A campaign started by an Occupy Boston-affiliated group called Clean Up BPPA, along with some help from reporters at the Boston Phoenix, has turned up dirt related to the Boston Police Patrolmen’s Association (BPPA), the police officer’s union that came under fire earlier this month for offensive commentary in its newsletter, the Pax Centurion.
Clean Up BPPA, which has collected information about the BPPA on its blog and Twitter, describes itself as “a campaign to end advertising support of the Boston Police Patrolman’s Association newsletter, Pax Centurion, until the content is cleaned up.”

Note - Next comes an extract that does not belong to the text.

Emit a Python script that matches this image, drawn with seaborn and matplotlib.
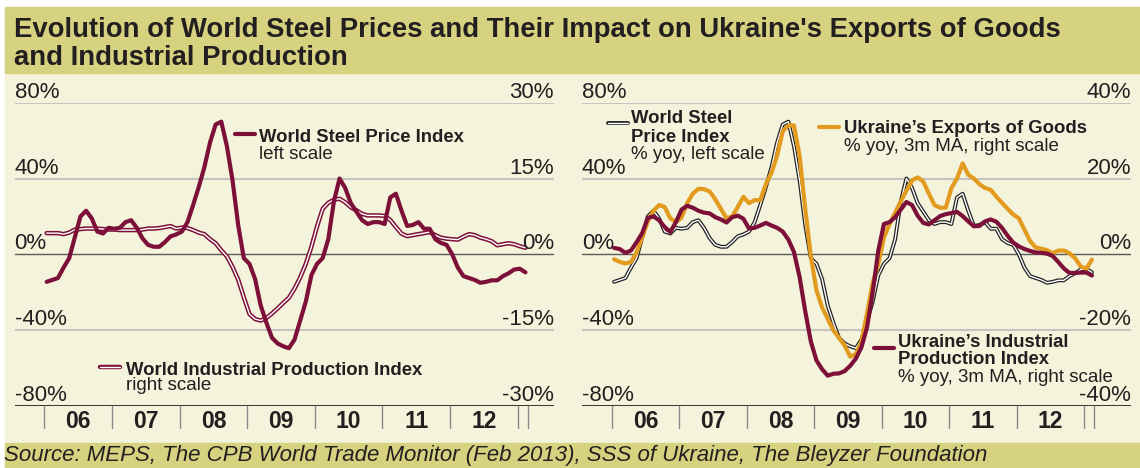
import numpy as np
import seaborn as sns
import matplotlib.pyplot as plt
import matplotlib.transforms as mtransforms
from matplotlib.patches import Rectangle
from matplotlib.lines import Line2D

# monthly values, Jan 2006 - Feb 2013
steel_price = [-14.5, -13.5, -12.5, -7, -2, 9, 20, 23, 19, 12, 11, 14,
               13.5, 14, 17, 18, 14, 8.5, 5, 4, 4, 6.5, 9.5, 10.5,
               12, 17, 26, 35.5, 46, 59, 68.5, 70, 57, 39, 15.5, -2,
               -5, -13, -27, -36, -44, -47, -48.5, -49.5, -45, -35, -25, -11,
               -5, -2, 8, 28, 40, 35, 27, 22.5, 18, 16, 17, 17,
               16, 30, 32, 23, 15, 15.5, 17, 13.5, 13.5, 8, 6, 5,
               0, -7, -11.5, -12.5, -13.5, -15, -14.5, -13.7, -13.7, -11.5, -10, -8,
               -7.6, -9.5]
world_ip = [4.2, 4.2, 4.2, 4.0, 4.3, 4.9, 5.0, 5.1, 5.1, 5.1, 5.0, 4.9,
            4.9, 4.8, 4.8, 4.8, 4.8, 4.9, 5.1, 5.1, 5.2, 5.4, 5.6, 5.1,
            5.3, 5.2, 4.8, 4.3, 4.0, 3.0, 2.2, 0.8, -0.4, -2.5, -5.0, -8.5,
            -11.8, -12.8, -13.1, -12.6, -11.7, -10.7, -9.6, -8.6, -6.8, -4.6, -1.9, 1.5,
            5.5, 9.0, 10.2, 10.8, 11.0, 10.3, 9.3, 8.7, 8.0, 7.7, 7.7, 7.7,
            7.6, 6.8, 5.4, 4.1, 3.6, 3.8, 4.0, 4.2, 4.4, 3.8, 3.3, 3.1,
            3.0, 2.9, 3.5, 4.0, 3.8, 3.3, 3.0, 2.6, 1.8, 2.0, 2.2, 2.0,
            1.6, 1.3]
ukr_exports = [-1.3, -2.0, -2.4, -2.0, 0.5, 4.5, 8.7, 11.5, 13.0, 12.5, 9.5, 8.5,
               9.7, 13.5, 16.0, 17.3, 17.2, 16.6, 14.5, 12.0, 9.5, 10.0, 12.5, 15.2,
               13.5, 14.3, 14.3, 18.5, 21.5, 26.0, 32.5, 34.0, 34.0, 26.0, 12.0, -0.5,
               -9.5, -14.0, -17.0, -20.0, -22.0, -24.0, -27.0, -26.3, -23.0, -15.5, -7.5, -2.5,
               4.5, 8.0, 11.0, 14.0, 16.8, 19.5, 20.3, 19.2, 16.0, 13.0, 12.3, 12.3,
               17.5, 20.0, 24.0, 21.0, 20.0, 18.5, 17.5, 17.0, 15.2, 13.6, 12.0, 10.5,
               9.5, 6.5, 3.5, 1.8, 1.5, 1.1, 0.3, 1.0, 1.0, 0.3, -1.0, -3.2,
               -3.8, -1.4]
ukr_ip = [1.7, 1.4, 0.4, 1.0, 3.2, 5.6, 9.6, 10.0, 9.0, 7.2, 5.9, 8.5,
          11.8, 12.8, 12.3, 11.5, 11.0, 10.8, 9.8, 9.2, 8.4, 9.8, 10.2, 9.4,
          6.8, 7.0, 7.6, 8.3, 7.6, 7.0, 6.0, 3.9, 0.6, -6.0, -15.0, -23.0,
          -28.0, -30.3, -32.0, -31.5, -31.4, -30.8, -29.4, -27.5, -24.5, -19.2, -10.0, 1.0,
          8.0, 8.5, 9.8, 11.8, 13.8, 13.0, 10.2, 8.3, 7.9, 9.0, 10.1, 10.6,
          10.9, 11.2, 10.1, 8.7, 7.4, 7.5, 8.7, 9.2, 8.6, 7.0, 4.9, 3.1,
          2.1, 1.4, 0.9, 0.5, 0.4, 0.2, -0.4, -2.0, -3.7, -4.9, -4.9, -4.8,
          -4.8, -5.6]

years = ['06', '07', '08', '09', '10', '11', '12']
left_scale = [80, 40, 0, -40, -80]
right_scale_1 = [30, 15, 0, -15, -30]
right_scale_2 = [40, 20, 0, -20, -40]

# months since Jan 2006, points sit a little into each month
months = np.arange(len(steel_price)) + 0.4

DARK_RED = '#7d1038'
ORANGE = '#e39b1f'
CREAM = '#f4f3dc'
KHAKI = '#d7d27f'
INK = '#231f20'
GRID = '#c4c4c0'

sns.set_style('white')
plt.rcParams['font.family'] = ['Liberation Sans', 'DejaVu Sans']
plt.rcParams['text.color'] = INK

W, H = 1140, 468
fig = plt.figure(figsize=(W / 100, H / 100), dpi=100)
fig.patch.set_facecolor('white')


def fx(x):
    return x / W


def fy(y):
    return 1 - y / H


# background bands
fig.add_artist(Rectangle((fx(5), 0), 1, fy(7), transform=fig.transFigure,
                         color=CREAM, zorder=-10))
fig.add_artist(Rectangle((fx(5), fy(73)), 1, 66 / H, transform=fig.transFigure,
                         color=KHAKI, zorder=-9))
fig.add_artist(Rectangle((fx(5), 0), 1, 25 / H, transform=fig.transFigure,
                         color=KHAKI, zorder=-9))

fig.text(fx(14), fy(36.7), "Evolution of World Steel Prices and Their Impact on Ukraine's Exports of Goods",
         fontsize=19.8, fontweight='bold', va='baseline')
fig.text(fx(14), fy(65), "and Industrial Production",
         fontsize=19.8, fontweight='bold', va='baseline')
fig.text(fx(4), fy(461.5),
         "Source: MEPS, The CPB World Trade Monitor (Feb 2013), SSS of Ukraine, The Bleyzer Foundation",
         fontsize=16, style='italic', va='baseline')

AX_TOP, AX_BOT = 102.7, 406


def make_panel(x0, x1, xmax, host_lim, twin_lim):
    ax = fig.add_axes([fx(x0), fy(AX_BOT), fx(x1) - fx(x0), (AX_BOT - AX_TOP) / H])
    ax.set_xlim(-5.31, xmax)
    ax.set_ylim(-host_lim, host_lim)
    ax.set_axis_off()
    tw = ax.twinx()
    tw.set_ylim(-twin_lim, twin_lim)
    tw.set_axis_off()

    # grid
    for frac in [1.0, 0.5, -0.5]:
        ax.axhline(frac * host_lim, color=GRID, lw=1.5, zorder=0)
    ax.axhline(0, color='#5a5a5a', lw=1.0, zorder=0)
    ax.axhline(-host_lim, color='#333333', lw=1.4, zorder=0)

    # year ticks + labels
    tr = mtransforms.blended_transform_factory(ax.transData, ax.transAxes)
    tick_len = 22 / (AX_BOT - AX_TOP)
    for x in list(np.arange(0, 85, 12)) + [months[-1] + 0.4]:
        ax.add_line(Line2D([x, x], [0, -tick_len], transform=tr, clip_on=False,
                           color='#8a8a8a', lw=1.0))
    for i, lab in enumerate(years):
        ax.text(6 + 12 * i, -16 / (AX_BOT - AX_TOP), lab, transform=tr,
                ha='center', va='center', fontsize=16.5, fontweight='bold')
    return ax, tw


def scale_labels(ax_l, ax_r, left_vals, right_vals):
    trl = mtransforms.blended_transform_factory(ax_l.transAxes, ax_l.transData)
    trr = mtransforms.blended_transform_factory(ax_r.transAxes, ax_r.transData)
    for v in left_vals:
        ax_l.text(0, v, f'{v}%', transform=trl, ha='left', va='bottom', fontsize=16)
    for v in right_vals:
        ax_r.text(1, v, f'{v}%', transform=trr, ha='right', va='bottom', fontsize=16)


def swatch(x0, x1, y, color, lw, inner=None):
    fig.add_artist(Line2D([fx(x0), fx(x1)], [fy(y), fy(y)], transform=fig.transFigure,
                          color=color, lw=lw, solid_capstyle='round'))
    if inner:
        fig.add_artist(Line2D([fx(x0), fx(x1)], [fy(y), fy(y)], transform=fig.transFigure,
                              color=inner, lw=1.0, solid_capstyle='round'))


def label(x, y, s, bold=False):
    fig.text(fx(x), fy(y), s, fontsize=13.3 if bold else 13.5,
             fontweight='bold' if bold else 'normal', va='baseline')


# ---- left panel: host = right scale (industrial production), twin = steel (left scale)
axA, axA_steel = make_panel(14.5, 554, 90.47, 30, 80)
sns.lineplot(x=months, y=world_ip, ax=axA, color=DARK_RED, lw=3.2, legend=False)
sns.lineplot(x=months, y=world_ip, ax=axA, color='white', lw=1.0, legend=False)
sns.lineplot(x=months, y=steel_price, ax=axA_steel, color=DARK_RED, lw=3.0, legend=False)
scale_labels(axA_steel, axA, left_scale, right_scale_1)

swatch(234.5, 254.5, 134, DARK_RED, 3.0)
label(259, 141.7, "World Steel Price Index", bold=True)
label(259, 159, "left scale")
swatch(100, 120, 366.7, DARK_RED, 3.2, inner='white')
label(126, 375, "World Industrial Production Index", bold=True)
label(126, 390, "right scale")

# ---- right panel: host = steel (left scale), twin = Ukraine (right scale)
axB, axB_ukr = make_panel(582, 1131, 92.35, 80, 40)
sns.lineplot(x=months, y=steel_price, ax=axB, color='#222222', lw=2.8, legend=False)
sns.lineplot(x=months, y=steel_price, ax=axB, color='white', lw=1.0, legend=False)
sns.lineplot(x=months, y=ukr_exports, ax=axB_ukr, color=ORANGE, lw=3.0, legend=False)
sns.lineplot(x=months, y=ukr_ip, ax=axB_ukr, color=DARK_RED, lw=3.0, legend=False)
scale_labels(axB, axB_ukr, left_scale, right_scale_2)

swatch(608, 628, 123.3, '#222222', 2.8, inner='white')
label(631, 123.3, "World Steel", bold=True)
label(631, 141.7, "Price Index", bold=True)
label(631, 159.3, "% yoy, left scale")
swatch(819, 839, 126.7, ORANGE, 3.0)
label(843.5, 133.3, "Ukraine\u2019s Exports of Goods", bold=True)
label(843.5, 151, "% yoy, 3m MA, right scale")
swatch(873.6, 893.6, 348.3, DARK_RED, 3.0)
label(898, 346.7, "Ukraine\u2019s Industrial", bold=True)
label(898, 364, "Production Index", bold=True)
label(898, 381.7, "% yoy, 3m MA, right scale")

fig.savefig('out.png', dpi=100, facecolor=fig.get_facecolor())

Some of the groups that have declared their intentions to stop advertising in the newsletter, including Harpoon Brewery and Simmons College, note that they intend to continue supporting the Police Scholarship fund. However, Clean Up BPPA has found records indicating that only a small percentage (13%, or $44,000) of the money donated to this fund between 2009-10 actually contributed to scholarships. A significantly higher proportion of it went to golf outings and retirement parties instead: the Phoenix reported that over $100,000 was spent on this between 2008-10 alone.

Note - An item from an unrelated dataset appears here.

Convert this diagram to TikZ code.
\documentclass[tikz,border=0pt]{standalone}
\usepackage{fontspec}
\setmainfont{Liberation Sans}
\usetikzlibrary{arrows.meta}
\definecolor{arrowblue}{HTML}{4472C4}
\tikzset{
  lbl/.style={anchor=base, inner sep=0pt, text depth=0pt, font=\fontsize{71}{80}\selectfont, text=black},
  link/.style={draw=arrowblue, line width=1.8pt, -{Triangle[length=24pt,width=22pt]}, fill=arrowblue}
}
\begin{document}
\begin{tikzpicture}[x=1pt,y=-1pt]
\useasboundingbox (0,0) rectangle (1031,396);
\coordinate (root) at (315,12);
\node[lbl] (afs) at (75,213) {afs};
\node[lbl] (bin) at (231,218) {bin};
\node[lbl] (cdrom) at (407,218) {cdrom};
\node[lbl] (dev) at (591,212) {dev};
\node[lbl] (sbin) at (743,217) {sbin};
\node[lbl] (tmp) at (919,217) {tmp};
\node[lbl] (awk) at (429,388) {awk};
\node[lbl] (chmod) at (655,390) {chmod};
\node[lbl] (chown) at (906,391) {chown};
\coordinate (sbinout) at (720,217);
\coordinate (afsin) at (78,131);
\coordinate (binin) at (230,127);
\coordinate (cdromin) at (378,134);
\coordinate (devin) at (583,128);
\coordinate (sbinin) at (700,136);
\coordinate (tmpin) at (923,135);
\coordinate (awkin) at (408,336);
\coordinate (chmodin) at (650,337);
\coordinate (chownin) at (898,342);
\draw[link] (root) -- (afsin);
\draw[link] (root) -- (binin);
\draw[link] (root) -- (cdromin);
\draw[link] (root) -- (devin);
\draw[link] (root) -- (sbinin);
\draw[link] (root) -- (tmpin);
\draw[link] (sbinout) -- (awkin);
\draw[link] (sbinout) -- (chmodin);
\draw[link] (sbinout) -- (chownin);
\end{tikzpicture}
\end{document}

Clean Up BPPA has also investigated public records of the BPPA to learn more about its often suspicious financial activities. The group posted tax returns online that suggest commissions of up to 89% being paid to a local production company, Commonwealth Productions, for fundraising and soliciting ads. Clean Up BPPA found that the manager of the company, Lisa Hutchinson, has a history of criminal activity including fraudulent solicitation of funds and connections to a heroin ring that was broken up in 2009.
Evidence of the BPPA’s financial mismanagement follows an outcry in early July about offensive content in the union newsletter. The critique focused largely on James Carnell, the editor of the Pax Centurion and author of many racist, sexist, and anti-Occupy pieces for the newsletter. In response to criticism from police commissioner Ed Davis, Mayor Thomas Menino, police officers of color, and many other community members, the Patrolmen’s Association released a statement on its website decrying the “ scurrilous attacks” on James Carnell’s “right to express his personal views.”

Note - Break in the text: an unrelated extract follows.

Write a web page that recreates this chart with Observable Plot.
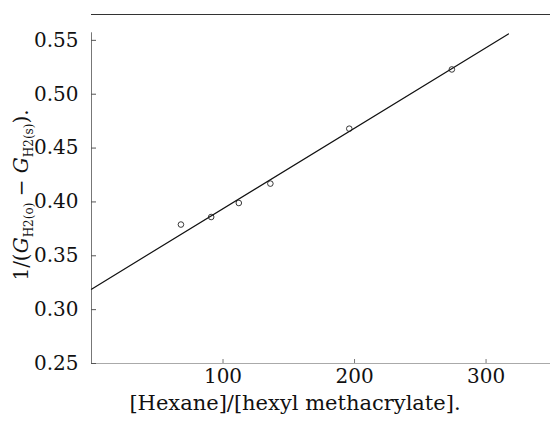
<!DOCTYPE html>
<html>
<head>
<meta charset="utf-8">
<script src="https://cdn.jsdelivr.net/npm/d3@7"></script>
<script src="https://cdn.jsdelivr.net/npm/@observablehq/plot@0.6"></script>
<style>
  html, body { margin: 0; padding: 0; background: #fff; }
  #chart svg { display: block; }
</style>
</head>
<body>
<div id="chart"></div>
<script>
// Data
const ratio = [68, 91, 112, 136, 196, 274];          // [Hexane]/[hexyl methacrylate]
const invG  = [0.379, 0.386, 0.399, 0.417, 0.468, 0.523]; // 1/(G_H2(o) - G_H2(s))
const fitX  = [0, 317];          // fitted line end points
const fitY  = [0.319, 0.556];
const xTicks = [100, 200, 300];
const yTicks = [0.25, 0.30, 0.35, 0.40, 0.45, 0.50, 0.55];
const xDomain = [0, 349];
const yDomain = [0.25, 0.574];
const yAxisSpan = [0.25, 0.557];

const pts = ratio.map((x, i) => ({x, y: invG[i]}));
const fit = fitX.map((x, i) => ({x, y: fitY[i]}));

const font = "DejaVu Serif, Liberation Serif, serif";

const chart = Plot.plot({
  width: 551,
  height: 422,
  marginLeft: 91,
  marginRight: 1,
  marginTop: 14,
  marginBottom: 59,
  style: {fontFamily: font, fontSize: "20px", background: "#fff", color: "#111"},
  x: {domain: xDomain, label: null},
  y: {domain: yDomain, label: null},
  marks: [
    // frame-like top rule
    Plot.ruleY([yDomain[1]], {stroke: "#333", strokeWidth: 1}),
    // y axis line
    Plot.ruleX([0], {y1: yAxisSpan[0], y2: yAxisSpan[1], stroke: "#777", strokeWidth: 1}),
    // x axis line (faint in the scan)
    Plot.ruleY([yDomain[0]], {stroke: "#aaa", strokeWidth: 1}),
    // y ticks pointing inward
    Plot.axisY(yTicks, {anchor: "left", tickSize: 5, dx: 5, tickFormat: () => "", stroke: "#555"}),
    Plot.axisY(yTicks, {anchor: "left", tickSize: 0, tickPadding: 13, tickFormat: d3.format(".2f"), fontSize: 20, fill: "#111"}),
    // x ticks pointing inward
    Plot.axisX(xTicks, {anchor: "bottom", tickSize: 4, dy: -4, tickFormat: () => "", stroke: "#777"}),
    Plot.axisX(xTicks, {anchor: "bottom", tickSize: 0, tickPadding: 5, fontSize: 20, fill: "#111"}),
    // fitted line
    Plot.line(fit, {x: "x", y: "y", stroke: "#111", strokeWidth: 1.2}),
    // data points
    Plot.dot(pts, {x: "x", y: "y", r: 2.8, stroke: "#222", strokeWidth: 0.9, fill: "none"})
  ]
});

// Axis titles
const svg = d3.select(chart);
svg.append("text")
  .attr("x", 295).attr("y", 410)
  .attr("text-anchor", "middle")
  .style("font-family", font).style("font-size", "21px").attr("fill", "#111")
  .text("[Hexane]/[hexyl methacrylate].");

const yl = svg.append("text")
  .attr("transform", "translate(28,195) rotate(-90)")
  .attr("text-anchor", "middle")
  .style("font-family", font).style("font-size", "20px").attr("fill", "#111");
yl.append("tspan").text("1/(");
yl.append("tspan").attr("font-style", "italic").text("G");
yl.append("tspan").attr("font-size", "12px").attr("dy", "5").text("H2(o)");
yl.append("tspan").attr("dy", "-5").text(" − ");
yl.append("tspan").attr("font-style", "italic").text("G");
yl.append("tspan").attr("font-size", "12px").attr("dy", "5").text("H2(s)");
yl.append("tspan").attr("dy", "-5").text(").");

document.getElementById("chart").appendChild(chart);
</script>
</body>
</html>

However, Clean Up BPPA has found evidence that Carnell’s “personal views” have also affected his work as an officer. The campaign posted videos on its blog of a Boston police officer harassing and mocking Occupy protesters along with evidence that this officer is James Carnell.
In response, one Occupier wrote on her blog, “the re-emergence of this video has reminded a bunch of us that we need to file a complaint.”